Penangkapan Pejabat Etnis Armenia
Penangkapan beberapa pejabat politik dan keamanan Armenia Karabakh oleh Azerbaijan – termasuk salah satu mantan perdana menteri, Ruben Vardanyan ketika ia mencoba menyeberang ke Armenia – hanya menambah kepanikan.
Keluarga Vardanyan mengeluarkan pernyataan pada hari Senin yang mengatakan mereka tidak dapat berkomunikasi dengannya sejak penangkapannya.
Mereka meminta komunitas internasional untuk membantu.
“Kami mengkhawatirkan kesejahteraannya dan risiko terhadap nyawanya," ungkap keluarganya.
Jaksa Azerbaijan juga telah mengeluarkan surat perintah penangkapan terhadap mantan pemimpin Nagorno-Karabakh, Arayik Harutyunyan, yang memimpin wilayah tersebut sebelum mengundurkan diri pada awal September.
Dalam pidatonya pada hari Senin (2/10/2023), Presiden Azerbaijan Ilham Aliyev mengatakan negaranya telah mengakhiri konflik.
“Kami melindungi martabat kami, kami memulihkan keadilan dan hukum internasional,” tambahnya.
Baca juga: Ribuan Orang Armenia Melarikan Diri dari Karabakh, AS Minta Azerbaijan Lindungi Warga Sipil
“Agenda kami adalah perdamaian di Kaukasus, perdamaian di kawasan, kerja sama, manfaat bersama, dan hari ini, kami menunjukkan hal itu.”

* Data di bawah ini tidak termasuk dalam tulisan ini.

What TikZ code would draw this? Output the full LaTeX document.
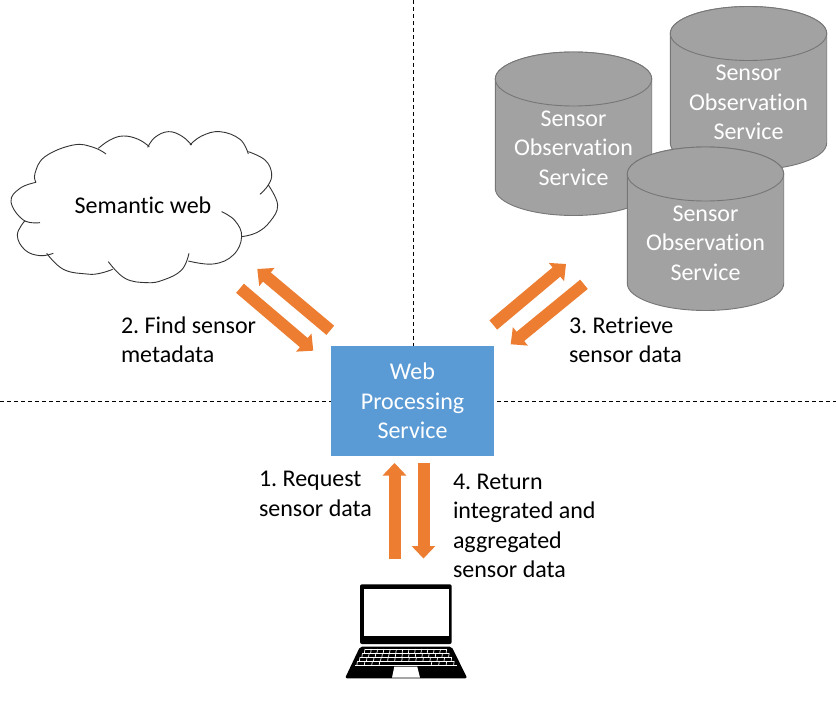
\documentclass[tikz,border=0pt]{standalone}
\usepackage{fontspec}
\setmainfont[Ligatures=NoCommon]{Carlito}
\usetikzlibrary{arrows.meta}
\definecolor{wpsblue}{HTML}{5B9BD5}
\definecolor{flow}{HTML}{ED7D31}
\definecolor{cangray}{HTML}{A2A2A2}
\definecolor{canedge}{HTML}{767676}
\tikzset{
  txt/.style={font=\frenchspacing\fontsize{24}{29.3}\selectfont,inner sep=0pt,outer sep=0pt},
  lbl/.style={txt,anchor=west,align=left},
  svccan/.style={draw=canedge,line width=0.9,fill=cangray},
  svctxt/.style={txt,text=white,align=center},
  wps/.style={txt,fill=wpsblue,text=white,align=center,minimum width=163,minimum height=110},
  flowarrow/.style={draw=flow,line width=12,-{Triangle[length=12.5,width=23,fill=flow]}},
  lobe/.style={line width=0.9,draw=black!80},
  divider/.style={line width=0.9,dash pattern=on 4 off 3}
}
\begin{document}
\begin{tikzpicture}[x=1pt,y=-1pt]
\useasboundingbox (0,0) rectangle (836,703);
\fill[white] (0,0) rectangle (836,703);
% dividers
\coordinate (vtop) at (413.5,0);
\coordinate (vend) at (413.5,346);
\coordinate (hleft) at (0,401.5);
\coordinate (hright) at (836,401.5);
\draw[divider] (vtop)--(vend);
\draw[divider] (hleft)--(hright);
% cloud
\begin{scope}[shift={(0,130)},x=0.3333pt,y=-0.3333pt]
\foreach \pts in {
  {(108,157) (105,130) (135,80) (220,45) (280,52) (318,72)},
  {(295,55) (330,30) (370,18) (415,28) (448,50)},
  {(443,52) (465,22) (505,5) (545,18) (575,45)},
  {(570,45) (605,18) (660,5) (720,28) (745,72)},
  {(745,65) (795,90) (815,130) (805,165) (780,193)},
  {(805,165) (833,225) (810,275) (770,308) (725,320)},
  {(665,245) (705,272) (725,320) (700,375) (640,402) (565,393)},
  {(567,370) (545,420) (490,450) (440,458) (375,445) (325,395)},
  {(338,418) (300,430) (260,432) (190,418) (140,370)},
  {(160,370) (120,377) (75,360) (52,315) (75,272)},
  {(120,278) (70,270) (33,215) (60,175) (108,157)}}
  \draw[lobe] plot[smooth,tension=0.7] coordinates \pts;
\end{scope}
\node[txt] (web) at (143,205) {Semantic web};
% sensor services
\foreach \tag/\cx/\cy in {b/748.5/33.5,a/573.5/79,c/705.5/174}{
  \draw[svccan] (\cx-78.2,\cy)--++(0,109.5)
    arc[start angle=180,end angle=0,x radius=78.2,y radius=27]--++(0,-109.5)
    arc[start angle=0,end angle=-180,x radius=78.2,y radius=27]--cycle;
  \draw[svccan] (\cx,\cy) ellipse[x radius=78.2,y radius=27];
  \node[svctxt] (sos\tag) at (\cx,\cy+69) {Sensor\\Observation\\Service};
}
% processing service
\node[wps] (proc) at (412.5,401) {Web\\Processing\\Service};
% flows
\coordinate (a1) at (394.5,559);
\coordinate (a2) at (394.5,463);
\coordinate (b1) at (423.5,463);
\coordinate (b2) at (423.5,558.5);
\coordinate (c1) at (330.3,330.3);
\coordinate (c2) at (257.3,269);
\coordinate (d1) at (240,288.3);
\coordinate (d2) at (313.3,350.7);
\coordinate (e1) at (493.3,325);
\coordinate (e2) at (566,264);
\coordinate (f1) at (584,284.3);
\coordinate (f2) at (510.7,344.3);
\draw[flowarrow] (a1)--(a2);
\draw[flowarrow] (b1)--(b2);
\draw[flowarrow] (c1)--(c2);
\draw[flowarrow] (d1)--(d2);
\draw[flowarrow] (e1)--(e2);
\draw[flowarrow] (f1)--(f2);
% labels
\node[lbl] (find) at (121,340) {2. Find sensor\\metadata};
\node[lbl] (get) at (569,340) {3. Retrieve\\sensor data};
\node[lbl] (ask) at (259,494) {1. Request\\sensor data};
\node[lbl] (back) at (453,526) {4. Return\\integrated and\\aggregated\\sensor data};
% laptop
\fill[black,rounded corners=2] (360,584.3) rectangle (451.7,644);
\fill[white] (363.5,589.3) rectangle (448.5,636);
\fill[black,rounded corners=2] (360,646.7)--(451.7,646.7)--(467.3,678.3)--(345,678.3)--cycle;
\fill[white] (394.3,666.7)--(417.3,666.7)--(420,677.7)--(392,677.7)--cycle;
\foreach \r in {0,1,2,3,4}{
  \pgfmathsetmacro{\yy}{649+4*\r}
  \pgfmathsetmacro{\xl}{365-2.5*\r}
  \pgfmathsetmacro{\xr}{446.7+2.5*\r}
  \draw[white,line width=0.7] (\xl,\yy)--(\xr,\yy);
}
\foreach \r in {0,1,2}{
  \foreach \k in {0,...,13}{
    \pgfmathsetmacro{\yy}{649+4*\r}
    \pgfmathsetmacro{\xl}{365-2.5*\r+(81.7+5*\r)*\k/13}
    \draw[white,line width=0.7] (\xl,\yy)--++(-0.6,4);
  }
}
\foreach \k in {0,1,2,3,10,11,12,13}{
  \pgfmathsetmacro{\xl}{357.5+96.7*\k/13}
  \draw[white,line width=0.7] (\xl,661)--++(-0.6,4);
}
\end{tikzpicture}
\end{document}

Armenia Meminta Pertolongan Komunitas Internasional
Sementara itu Perdana Menteri Armenia, Nikol Pashinyan, mengatakan eksodus etnis Armenia dari Nagorno-Karabakh merupakan “tindakan pembersihan etnis terang-terangan dan perampasan tanah air warga”.
Pada hari Kamis (28/9/2023), utusan Armenia untuk UE mendesak blok tersebut untuk memberikan sanksi kepada Azerbaijan atas operasinya di daerah Nagorno-Karabakh.
Tigran Balayan memperingatkan, bahwa Baku dapat segera menyerang Armenia kecuali negara Barat mengambil tindakan tegas.
Ia menyebutkan, langkah-langkah yang mungkin dilakukan, seperti pembatasan harga minyak dan gas Azerbaijan dan penangguhan pembicaraan UE mengenai hubungan yang lebih erat dengan Baku.
Dalam wawancara dengan wartawan, ia juga mendesak Barat untuk memberikan bantuan keamanan yang “berani” ke Armenia.
“Bukan hanya pendapat pemerintah Armenia, tetapi juga pendapat banyak ahli – juga beberapa negara anggota UE – bahwa serangan terhadap Armenia akan segera terjadi,” kata Balayan.